Most importantly, we want our HIO girls and young women to avoid repeating the cycle of poverty and illiteracy faced by their mothers, who never had the chance to go to school. Our strength lies in building strong, lasting relationships with our families, children and affiliate schools. After monitoring the progress of our HIO girls over 25 years, our program of close caring, individual support has resulted in a 98% success rate for student retention.

WAM: And with Holy Laughter we are supporting your current collaboration with Sisters for Peace. Tell us how that came about,

Ricky: Caroline is an HIO board member, and SFP currently sponsors four girls in Nepal through HIO. SFP will use their portion of the WAM money to continue those sponsorships and add a fifth sponsored girl in 2016.

WAM: What exactly will WAM’s donation enable Hands In Outreach to do in Nepal?

Ricky: We gave all our families direct cash transfers at the time of the earthquake, and our WAM money will give each of our 125 families a direct deposit of at least $20. That will buy them each enough rice, lentils, potatoes, and cooking oil to eat for a month. If Holy Laughter raises more than $5,000 (fingers crossed!) the extra funds will enable us to make the direct deposit to each family larger. I should make it clear that we don’t dole out food on a regular basis, HIO isn’t a welfare agency, our focus is on girls’ education, but right now the situation in Nepal is somewhat dramatic.
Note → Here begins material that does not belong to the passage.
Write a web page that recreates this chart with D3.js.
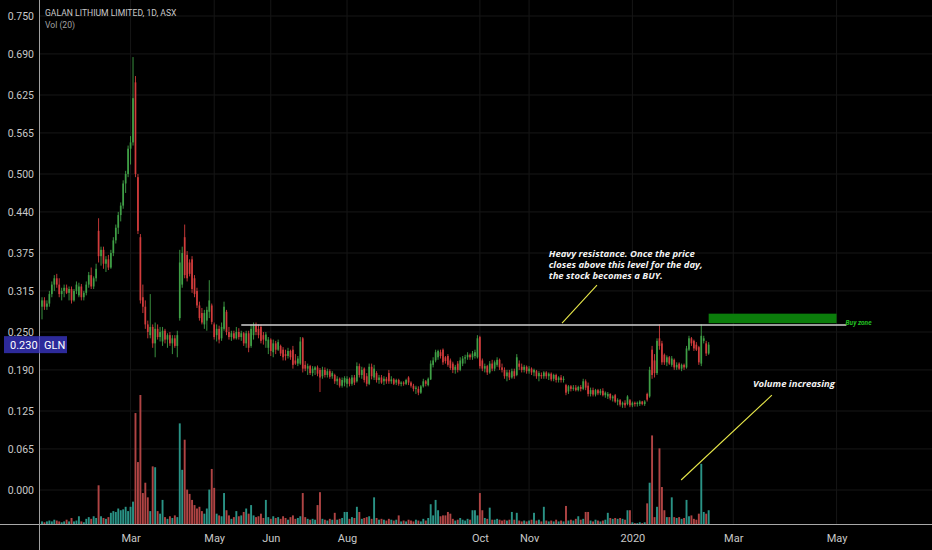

There is a lot of political unrest and the border with India has been temporarily closed so food is in short supply. If a child comes to school hungry or sick how are they going to learn? We will actually secure the food well before WAM’s donation money comes in to ensure we have an adequate supply.

WAM: What is next for Hands In Outreach?

Ricky: We have just launched the Be Part of Her Dream Project in collaboration with Dining for Women to provide a supportive learning environment for the mothers of HIO girls to alleviate their condition of abject poverty. The core of the program gives, small cash-transfers to poor women, thus creating a modest, though vital base of financial stability. We can create a safety net where none now exists, providing a culturally sensitive program to help 54 mothers break an endless cycle of profound poverty. We plan to provide each woman with a cash-transfer of $20 per month, for two years. Half will be saved (at the end of the two years, BPOHD mothers will have saved $240) and the remainder available for food, rent and the lost wages for participating in three, two-hour literacy classes each week. Their daughters will become project partners by helping their mothers practice reading and writing in school and at home.

We are also embarking on a project to raise the money to build a new, permanent home for our Bala Kendra Center.

WAM: Other than buying tickets to Holy Laughter, how can people get involved with Hands In Outreach?

Ricky: I encourage people to go to our website and make a donation – there is a list of suggested items here. We’re doing the boots on the ground work and we need funding to keep programs going. About 96 cents of every dollar donated goes directly to our projects and 100% of our sponsorship money goes to the child, we take no administrative fees. Of course we have some overhead, and some chose to specifically donate money for administration costs so that other gifts can go straight to projects.

WAM: Tell us a little about yourself.

Ricky: I am a visual artist. I make big cartoons out of glass, aluminum, and wood. My work is in the style of Far Side creator Gary Larson with a Woody Allen sensibility. I don’t teach these days, I mostly exhibit in small museums. I organize a human rights speaker series – this year’s theme is Black Lives Matter. And I enjoy working in our big gardens and doing lots of domestic stuff around our home in Sheffield, MA, where we’ve lived for the past twenty years.

But what really grabs my heart are the HIO girls and families in Nepal. I was teaching at Haystack Mountain School of Crafts in Deer Isle, Maine when I met Don Wilcox and first learned about HIO, and it sounded like a very good and direct thing to get involved in. If they’d started a program in Guatemala I’d be working  there – for me it is just about the children, not about the politics or religion of the country I’ll be leaving for Nepal around November 16, so will miss the presentation of the WAM gift, but I will be cheering you on in spirit.